- Awarded for: "groundbreaking women who are shaping the future of Latin music"
- Country: United States
- Presented by: Billboard
- First award: 2023
- Currently held by: Rosalía (2026 Woman of the Year)
- Website: billboard.com/t/latin-women-in-music/

Television/radio coverage
- Network: Telemundo

= Billboard Latin Women in Music =

Latin music award honoring women

Billboard Latin Women in Music is an annual event presented by Billboard magazine for "groundbreaking women who are shaping the future of Latin music". The event was created in 2023 as a "response to an exploding Latin music business that crossed borders and continents but was united in language and repertoire". Since its inception, the event has been broadcast by Telemundo.

Ana Gabriel, Emilia, Evaluna Montaner, Goyo, Thalía, and Shakira were among the first honorees at the inaugural event, with the latter being named Woman of the Year. Karol G and Selena Gomez, who have won Woman of the Year in 2024 and 2025 respectively, were also named Woman of the Year at the all-genre Billboard Women in Music awards in 2024 and 2017, respectively.

== List of honorees ==

Key
| † | Indicates posthumous recipient |

=== Woman of the Year Award ===
The Woman of the Year Award is presented to a "female artist who has demonstrated exceptional success, leadership and cultural influence in the music industry and beyond".

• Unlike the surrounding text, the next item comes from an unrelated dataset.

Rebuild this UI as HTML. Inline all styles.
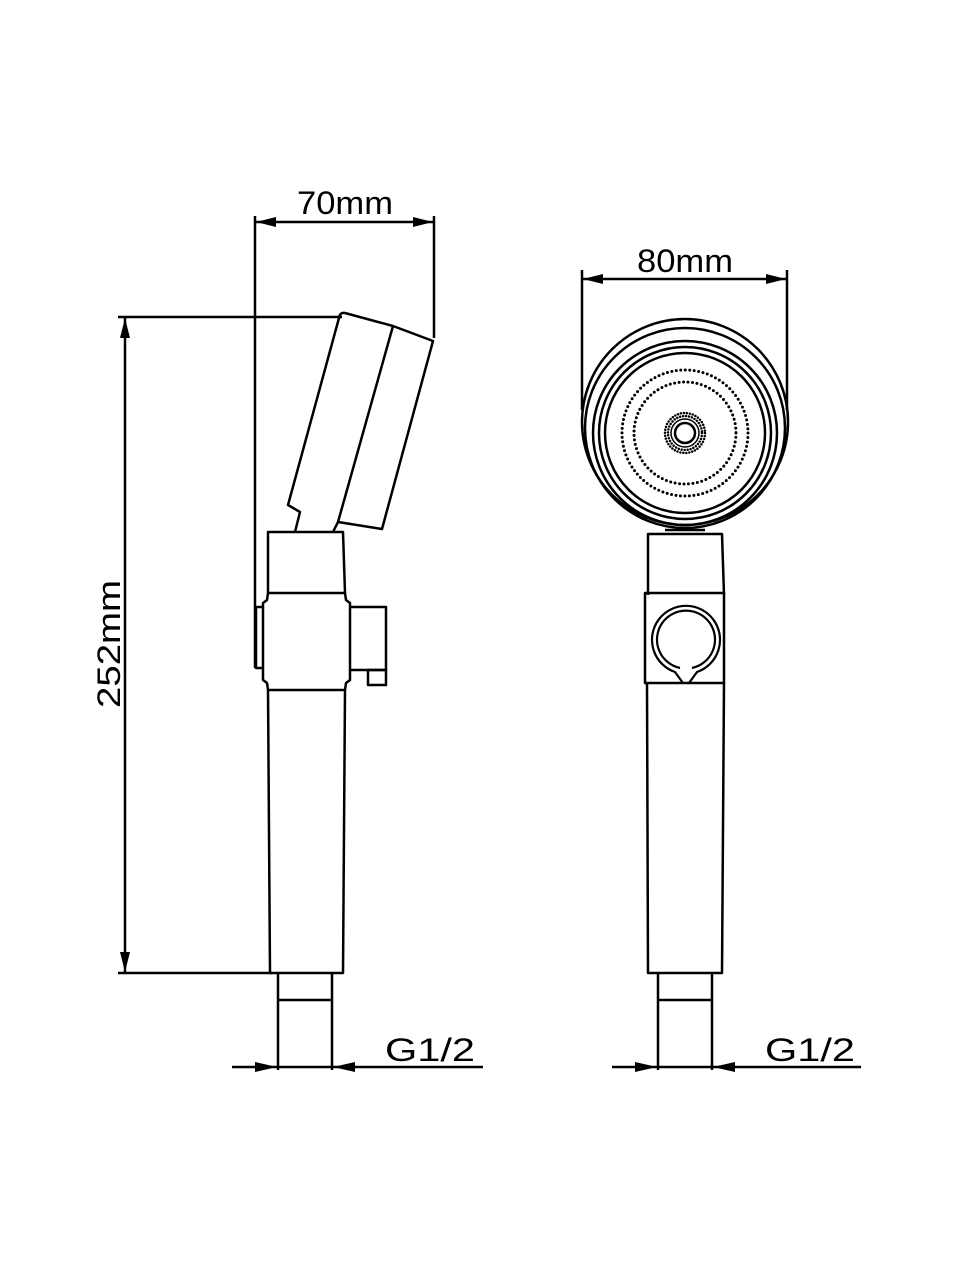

List of Woman of the Year Award recipients
| Year | Image | Recipient | Nationality | Ref. |
|---|---|---|---|---|
| 2023 | Singer Shakira | Shakira | Colombia |  |
| 2024 | Singer Karol G | Karol G | Colombia |  |
| 2025 | Entertainer Selena Gomez | Selena Gomez | United States |  |
| 2026 | Entertainer Rosalía | Rosalía | Spain |  |

=== Legend Award ===
The Legend Award is presented to artists who have left a "unique and immeasurable legacy and have significantly impacted the industry throughout their careers with their musical work".

List of Legend Award recipients
| Year | Image | Recipient | Nationality | Ref. |
|---|---|---|---|---|
| 2023 | Singer Ana Gabriel | Ana Gabriel | Mexico |  |
| 2024 | Singer Gloria Estefan | Gloria Estefan | Cuba United States |  |
| 2025 | Singer Celia Cruz | Celia Cruz † | Cuba United States |  |

=== Rising Star Award ===
The Rising Star Award recognizes "an emerging talent’s success in growing their musical prowess and solidifying their place in the industry".

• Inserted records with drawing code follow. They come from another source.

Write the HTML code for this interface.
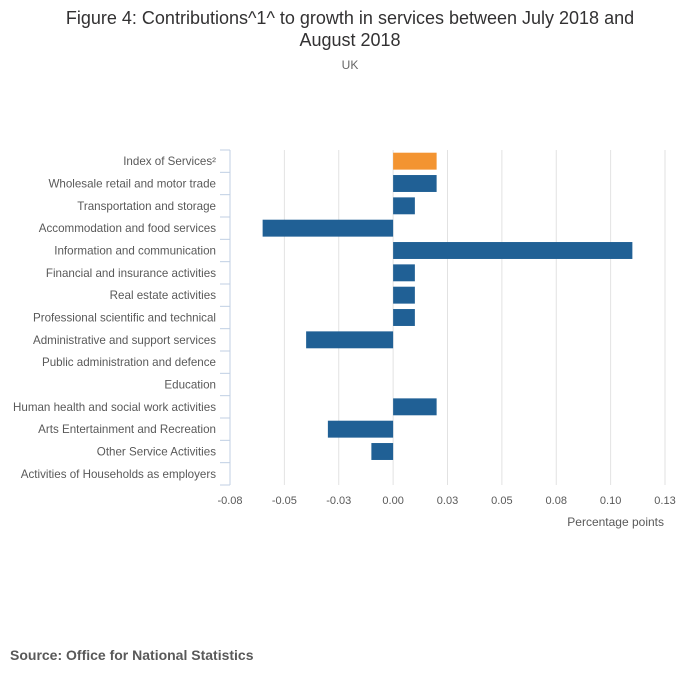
<!DOCTYPE html>
<html><head><meta charset="utf-8"><style>
body{margin:0;background:#fff;font-family:"Liberation Sans","DejaVu Sans",sans-serif;}
svg text{font-family:"Liberation Sans","DejaVu Sans",sans-serif;}
</style></head><body>
<svg id="c" width="700" height="682">
<text x="350" y="24" text-anchor="middle" font-size="18" fill="#323132">Figure 4: Contributions^1^ to growth in services between July 2018 and</text>
<text x="350" y="46" text-anchor="middle" font-size="18" fill="#323132">August 2018</text>
<text x="350" y="69" text-anchor="middle" font-size="12" fill="#666">UK</text>
<text x="664" y="526" text-anchor="end" font-size="12" fill="#595959">Percentage points</text>
<text x="10" y="660" font-size="14" font-weight="bold" fill="#595959">Source: Office for National Statistics</text>
<g id="plot"></g>
</svg>
<script>
const categories=["Index of Services²","Wholesale retail and motor trade","Transportation and storage","Accommodation and food services","Information and communication","Financial and insurance activities","Real estate activities","Professional scientific and technical","Administrative and support services","Public administration and defence","Education","Human health and social work activities","Arts Entertainment and Recreation","Other Service Activities","Activities of Households as employers"];
const values=[0.02,0.02,0.01,-0.06,0.11,0.01,0.01,0.01,-0.04,0,0,0.02,-0.03,-0.01,0];
const ticks=[-0.075,-0.05,-0.025,0,0.025,0.05,0.075,0.1,0.125];
const tickLabels=["-0.08","-0.05","-0.03","0.00","0.03","0.05","0.08","0.10","0.13"];
const NS="http://www.w3.org/2000/svg";
const g=document.getElementById('plot');
const x0=230,x1=665,dmin=-0.075,dmax=0.125,yTop=150,yBot=485;
const xs=v=>x0+(v-dmin)/(dmax-dmin)*(x1-x0);
const rh=(yBot-yTop)/categories.length;
const ys=i=>yTop+i*rh;
function el(t,a){const e=document.createElementNS(NS,t);for(const k in a)e.setAttribute(k,a[k]);g.appendChild(e);return e;}
ticks.forEach((t,i)=>{
 if(i>0){const l=el('line',{x1:xs(t),x2:xs(t),y1:yTop,y2:yBot,stroke:'#e2e2e2','stroke-width':1});
 
 }
 const tx=el('text',{x:xs(t),y:yBot+19,'text-anchor':'middle','font-size':11,fill:'#595959'});
 tx.textContent=tickLabels[i];
 
 
});
const ax=el('line',{x1:x0,x2:x0,y1:yTop,y2:yBot,stroke:'#c0cfe3','stroke-width':1});


for(let i=0;i<=categories.length;i++){
 const tk=el('line',{x1:x0-10,x2:x0,y1:ys(i),y2:ys(i),stroke:'#c0cfe3','stroke-width':1});
 
 
}
categories.forEach((c,i)=>{
 const tx=el('text',{x:216,y:ys(i)+rh/2+4,'text-anchor':'end','font-size':11.6,fill:'#595959'});
 tx.textContent=c;
 
 
 const v=values[i];
 if(v!==0){
  const a=xs(Math.min(0,v)),b=xs(Math.max(0,v));
  const r=el('rect',{x:a,y:ys(i)+2.7,width:b-a,height:rh-5.4,fill:i===0?'#f39431':'#206095'});
  
  
 }
});
</script>
</body></html>
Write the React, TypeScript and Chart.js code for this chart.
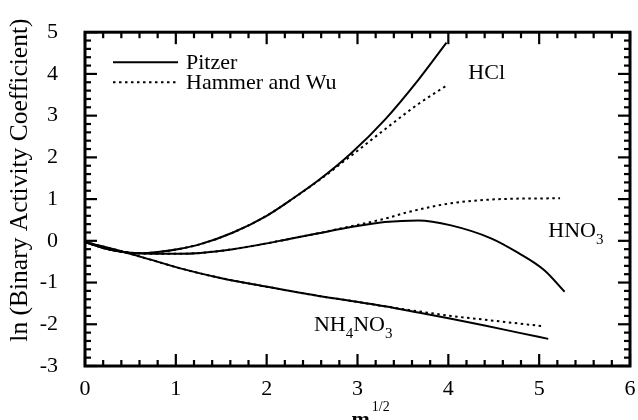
import React, { useEffect, useRef } from 'react';
import { Chart, registerables } from 'chart.js';

Chart.register(...registerables);

// ---- data (x = m^1/2, y = ln binary activity coefficient) ----
const hclPitzerX = [0, 0.2, 0.4, 0.6, 0.8, 1.05, 1.27, 1.63, 2.0, 2.26, 2.57, 2.93, 3.3, 3.67, 3.98];
const hclPitzerY = [-0.03, -0.17, -0.26, -0.3, -0.27, -0.19, -0.08, 0.2, 0.6, 0.97, 1.45, 2.1, 2.9, 3.86, 4.75];
const hclHWX = [0, 0.2, 0.4, 0.6, 0.8, 1.05, 1.27, 1.63, 2.0, 2.26, 2.57, 2.93, 3.3, 3.67, 3.98];
const hclHWY = [-0.03, -0.17, -0.26, -0.3, -0.27, -0.19, -0.08, 0.2, 0.6, 0.97, 1.44, 2.04, 2.67, 3.28, 3.72];

const hno3PitzerX = [0, 0.2, 0.4, 0.6, 0.8, 1.05, 1.27, 1.63, 1.93, 2.26, 2.57, 2.93, 3.3, 3.67, 4.03, 4.47, 4.77, 5.06, 5.28];
const hno3PitzerY = [-0.03, -0.17, -0.26, -0.3, -0.31, -0.31, -0.29, -0.2, -0.09, 0.05, 0.18, 0.33, 0.45, 0.49, 0.37, 0.06, -0.29, -0.71, -1.22];
const hno3HWX = [0, 0.2, 0.4, 0.6, 0.8, 1.05, 1.27, 1.63, 1.93, 2.26, 2.57, 2.93, 3.3, 3.56, 4.03, 4.58, 5.23];
const hno3HWY = [-0.03, -0.17, -0.26, -0.3, -0.31, -0.31, -0.29, -0.2, -0.09, 0.05, 0.18, 0.35, 0.53, 0.69, 0.9, 1.0, 1.02];

const nh4no3PitzerX = [0, 0.35, 0.72, 1.05, 1.49, 2.0, 2.57, 2.93, 3.3, 3.67, 4.03, 4.4, 4.77, 5.1];
const nh4no3PitzerY = [-0.03, -0.22, -0.45, -0.66, -0.89, -1.1, -1.32, -1.44, -1.57, -1.72, -1.87, -2.03, -2.2, -2.35];
const nh4no3HWX = [0, 0.35, 0.72, 1.05, 1.49, 2.0, 2.57, 2.93, 3.3, 3.67, 4.03, 4.4, 4.77, 5.06];
const nh4no3HWY = [-0.03, -0.22, -0.45, -0.66, -0.89, -1.1, -1.32, -1.44, -1.57, -1.69, -1.8, -1.89, -1.98, -2.05];

const xTickValues = [0, 1, 2, 3, 4, 5, 6];
const yTickValues = [-3, -2, -1, 0, 1, 2, 3, 4, 5];
const legendLabels = ['Pitzer', 'Hammer and Wu'];
const yAxisTitle = 'ln (Binary Activity Coefficient)';
const xAxisTitleMain = 'm';
const xAxisTitleSup = '1/2';

const SERIF = "'Liberation Serif', 'Times New Roman', serif";

const zip = (xs: number[], ys: number[]) => xs.map((x, i) => ({ x, y: ys[i] }));

const solid = (label: string, data: { x: number; y: number }[]) => ({
  label,
  data,
  borderColor: '#000',
  borderWidth: 2,
  pointRadius: 0,
  fill: false,
  cubicInterpolationMode: 'monotone' as const,
  order: 2,
});
const dotted = (label: string, data: { x: number; y: number }[]) => ({
  label,
  data,
  borderColor: '#000',
  borderWidth: 2,
  borderDash: [2.5, 3.5],
  pointRadius: 0,
  fill: false,
  cubicInterpolationMode: 'monotone' as const,
  order: 1,
});

function drawRich(ctx: CanvasRenderingContext2D, parts: [string, boolean][], x: number, y: number) {
  let cx = x;
  for (const [t, sub] of parts) {
    ctx.font = sub ? `15px ${SERIF}` : `22px ${SERIF}`;
    ctx.fillText(t, cx, sub ? y + 7 : y);
    cx += ctx.measureText(t).width;
  }
}

const decorPlugin = {
  id: 'decor',
  afterDraw(chart: any) {
    const { ctx, chartArea: a, scales } = chart;
    const xs = scales.x;
    const ys = scales.y;
    ctx.save();
    ctx.strokeStyle = '#000';
    ctx.fillStyle = '#000';
    const seg = (x1: number, y1: number, x2: number, y2: number) => {
      ctx.beginPath();
      ctx.moveTo(x1, y1);
      ctx.lineTo(x2, y2);
      ctx.stroke();
    };
    // ticks (inward, mirrored)
    ctx.lineWidth = 2.2;
    for (let i = 0; i <= 30; i++) {
      const v = i * 0.2;
      const px = xs.getPixelForValue(v);
      const len = i % 5 === 0 ? 12 : 6;
      seg(px, a.bottom, px, a.bottom - len);
      seg(px, a.top, px, a.top + len);
    }
    for (let i = 0; i <= 40; i++) {
      const v = -3 + i * 0.2;
      const py = ys.getPixelForValue(v);
      const len = i % 5 === 0 ? 12 : 6;
      seg(a.left, py, a.left + len, py);
      seg(a.right, py, a.right - len, py);
    }
    // frame
    ctx.lineWidth = 3;
    ctx.strokeRect(a.left, a.top, a.right - a.left, a.bottom - a.top);

    // legend
    ctx.lineWidth = 2;
    ctx.setLineDash([]);
    seg(a.left + 28, a.top + 30, a.left + 93, a.top + 30);
    ctx.setLineDash([2.5, 3.5]);
    seg(a.left + 28, a.top + 50, a.left + 93, a.top + 50);
    ctx.setLineDash([]);
    ctx.font = `22px ${SERIF}`;
    ctx.textAlign = 'left';
    ctx.textBaseline = 'alphabetic';
    ctx.fillText(legendLabels[0], a.left + 101, a.top + 37);
    ctx.fillText(legendLabels[1], a.left + 101, a.top + 57);

    // species labels
    drawRich(ctx, [['HCl', false]], xs.getPixelForValue(4.22), ys.getPixelForValue(3.88));
    drawRich(ctx, [['HNO', false], ['3', true]], xs.getPixelForValue(5.1), ys.getPixelForValue(0.1));
    drawRich(ctx, [['NH', false], ['4', true], ['NO', false], ['3', true]], xs.getPixelForValue(2.52), ys.getPixelForValue(-2.17));

    // y title
    ctx.save();
    ctx.translate(20, (a.top + a.bottom) / 2 - 19);
    ctx.rotate(-Math.PI / 2);
    ctx.font = `25.5px ${SERIF}`;
    ctx.textAlign = 'center';
    ctx.textBaseline = 'middle';
    ctx.fillText(yAxisTitle, 0, 0);
    ctx.restore();

    // x title
    const cx = (a.left + a.right) / 2;
    ctx.font = `bold 22px ${SERIF}`;
    ctx.textAlign = 'left';
    ctx.textBaseline = 'alphabetic';
    ctx.fillText(xAxisTitleMain, cx - 6, a.bottom + 60);
    const mw = ctx.measureText(xAxisTitleMain).width;
    ctx.font = `14px ${SERIF}`;
    ctx.fillText(xAxisTitleSup, cx - 6 + mw + 2, a.bottom + 45);
    ctx.restore();
  },
};

export default function App() {
  const ref = useRef<HTMLCanvasElement | null>(null);
  useEffect(() => {
    if (!ref.current) return;
    const chart = new Chart(ref.current, {
      type: 'line',
      data: {
        datasets: [
          solid('HCl Pitzer', zip(hclPitzerX, hclPitzerY)),
          dotted('HCl Hammer and Wu', zip(hclHWX, hclHWY)),
          solid('HNO3 Pitzer', zip(hno3PitzerX, hno3PitzerY)),
          dotted('HNO3 Hammer and Wu', zip(hno3HWX, hno3HWY)),
          solid('NH4NO3 Pitzer', zip(nh4no3PitzerX, nh4no3PitzerY)),
          dotted('NH4NO3 Hammer and Wu', zip(nh4no3HWX, nh4no3HWY)),
        ],
      },
      options: {
        responsive: false,
        animation: false,
        devicePixelRatio: 1,
        layout: { padding: { left: 0, top: 24, right: 8, bottom: 0 } },
        plugins: { legend: { display: false }, tooltip: { enabled: false } },
        scales: {
          x: {
            type: 'linear',
            min: 0,
            max: 6,
            afterBuildTicks: (s: any) => {
              s.ticks = xTickValues.map((v) => ({ value: v }));
            },
            afterFit: (s: any) => {
              s.height = 54;
            },
            grid: { display: false },
            border: { display: false },
            ticks: { color: '#000', padding: 2, font: { family: SERIF, size: 22 }, maxRotation: 0 },
          },
          y: {
            type: 'linear',
            min: -3,
            max: 5,
            afterBuildTicks: (s: any) => {
              s.ticks = yTickValues.map((v) => ({ value: v }));
            },
            afterFit: (s: any) => {
              s.width = 85;
            },
            grid: { display: false },
            border: { display: false },
            ticks: { color: '#000', padding: 19, font: { family: SERIF, size: 22 } },
          },
        },
      },
      plugins: [decorPlugin],
    });
    return () => chart.destroy();
  }, []);
  return (
    <div style={{ position: 'absolute', left: 0, top: 0, width: 638, height: 420, background: '#fff' }}>
      <canvas ref={ref} width={638} height={420} style={{ display: 'block' }} />
    </div>
  );
}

List of Rising Star Award recipients
| Year | Image | Recipient | Nationality | Ref. |
|---|---|---|---|---|
| 2023 | Singer Emilia | Emilia | Argentina |  |
| 2024 | Singer Kali Uchis | Kali Uchis | United States |  |

=== Visionary Award ===
The Visionary Award is presented to an artist for "developing a sound and aesthetic that are intensely personal, are all her own, and cross genres and styles".

List of Visionary Award recipients
| Year | Image | Recipient | Nationality | Ref. |
|---|---|---|---|---|
| 2023 | Singer María Becerra | María Becerra | Argentina |  |

=== Tradition and Future Award ===
The Tradition and Future Award is presented to an artist for "maintaining alive the musical and artistic tradition of her family".

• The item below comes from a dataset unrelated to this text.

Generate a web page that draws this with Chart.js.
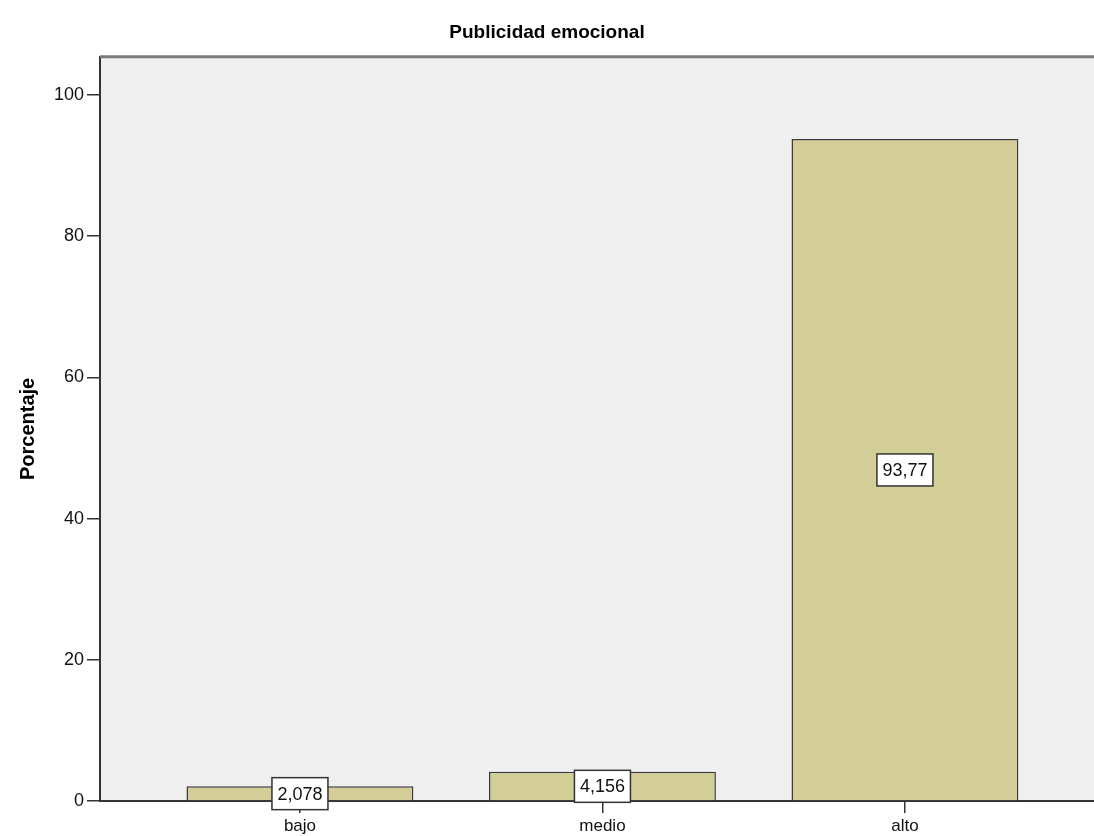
<!DOCTYPE html>
<html>
<head>
<meta charset="utf-8">
<script src="https://cdn.jsdelivr.net/npm/chart.js@4.4.1/dist/chart.umd.min.js"></script>
<style>
  html, body { margin: 0; padding: 0; background: #fff; }
  #wrap { width: 1094px; height: 836px; }
</style>
</head>
<body>
<div id="wrap"><canvas id="chart"></canvas></div>
<script>
// valores
const categories = ['bajo', 'medio', 'alto'];
const percentages = [2.078, 4.156, 93.77];
const valueLabels = ['2,078', '4,156', '93,77'];
const yTicks = [0, 20, 40, 60, 80, 100];

const font = "Arial, 'Liberation Sans', sans-serif";

// fondo gris del area y borde superior
const plotBackground = {
  id: 'plotBackground',
  beforeDraw(chart) {
    const { ctx, chartArea: a } = chart;
    ctx.save();
    ctx.fillStyle = '#efefef';
    ctx.fillRect(a.left, a.top, a.right - a.left, a.bottom - a.top);
    ctx.restore();
  },
  afterDraw(chart) {
    const { ctx, chartArea: a } = chart;
    ctx.save();
    ctx.strokeStyle = '#7a7a7a';
    ctx.lineWidth = 3;
    ctx.beginPath();
    ctx.moveTo(a.left, a.top);
    ctx.lineTo(a.right, a.top);
    ctx.stroke();
    ctx.restore();
  }
};

// etiquetas con caja blanca en medio de cada barra
const boxLabels = {
  id: 'boxLabels',
  afterDraw(chart) {
    const ctx = chart.ctx;
    const yScale = chart.scales.y;
    const meta = chart.getDatasetMeta(0);
    ctx.save();
    ctx.font = '18px ' + font;
    ctx.textAlign = 'center';
    ctx.textBaseline = 'middle';
    meta.data.forEach((bar, i) => {
      const y = yScale.getPixelForValue(percentages[i] / 2);
      const w = 56, h = 32;
      ctx.fillStyle = '#fff';
      ctx.fillRect(bar.x - w / 2, y - h / 2, w, h);
      ctx.strokeStyle = '#333';
      ctx.lineWidth = 1.5;
      ctx.strokeRect(bar.x - w / 2, y - h / 2, w, h);
      ctx.fillStyle = '#111';
      ctx.fillText(valueLabels[i], bar.x, y + 1);
    });
    ctx.restore();
  }
};

new Chart(document.getElementById('chart').getContext('2d'), {
  type: 'bar',
  data: {
    datasets: [{
      data: categories.map((c, i) => ({ x: i, y: percentages[i] })),
      backgroundColor: '#d3ce97',
      borderColor: '#3a3a3a',
      borderWidth: 1.5,
      categoryPercentage: 0.75,
      barPercentage: 1
    }]
  },
  options: {
    responsive: true,
    maintainAspectRatio: false,
    animation: false,
    events: [],
    layout: { padding: 0 },
    plugins: {
      legend: { display: false },
      tooltip: { enabled: false },
      title: {
        display: true,
        text: 'Publicidad emocional',
        color: '#000',
        font: { family: font, size: 19, weight: 'bold' },
        padding: { top: 21, bottom: 13 }
      }
    },
    scales: {
      x: {
        type: 'linear',
        offset: false,
        min: -0.661,
        max: 2.625,
        afterBuildTicks: (scale) => { scale.ticks = categories.map((c, i) => ({ value: i })); },
        afterFit: (scale) => { scale.height = 35; },
        ticks: {
          callback: (v) => categories[v],
          color: '#111',
          font: { family: font, size: 17 },
          padding: 3,
          maxRotation: 0
        },
        grid: { offset: false, drawOnChartArea: false, drawTicks: true, tickLength: 12, color: '#333', lineWidth: 1.5 },
        border: { display: true, color: '#333', width: 2 }
      },
      y: {
        min: 0,
        max: 105.4,
        afterBuildTicks: (scale) => { scale.ticks = yTicks.map(v => ({ value: v })); },
        afterFit: (scale) => { scale.width = 100; },
        ticks: {
          color: '#111',
          font: { family: font, size: 18 },
          padding: 3
        },
        grid: { drawOnChartArea: false, drawTicks: true, tickLength: 13, color: '#333', lineWidth: 1.5 },
        border: { display: true, color: '#333', width: 2 },
        title: {
          display: true,
          text: 'Porcentaje',
          color: '#000',
          font: { family: font, size: 20, weight: 'bold' },
          padding: { top: 16, bottom: 0 }
        }
      }
    }
  },
  plugins: [plotBackground, boxLabels]
});
</script>
</body>
</html>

List of Tradition and Future Award recipients
| Year | Image | Recipient | Nationality | Ref. |
|---|---|---|---|---|
| 2023 | Singer Evaluna Montaner | Evaluna Montaner | Venezuela |  |

=== Musical Dynasty Award ===
The Musical Dynasty Award is presented an artist for "continuing the legacy of an emblematic family".

List of Musical Dynasty recipients
| Year | Image | Recipient | Nationality | Ref. |
|---|---|---|---|---|
| 2024 | Singer Ángela Aguilar | Ángela Aguilar | Mexico United States |  |

=== Agent of Change Award ===
The Agent of Change Award is presented to an artist for "shining a positive light through her music and activism on equal rights".

List of Agent of Change Award recipients
| Year | Image | Recipient | Nationality | Ref. |
|---|---|---|---|---|
| 2023 | Singer Goyo | Goyo | Colombia |  |

=== Global Powerhouse Award ===
The Global Powerhouse Award is presented to an artist for their "indelible contributions in the Latin pop field for more than three decades".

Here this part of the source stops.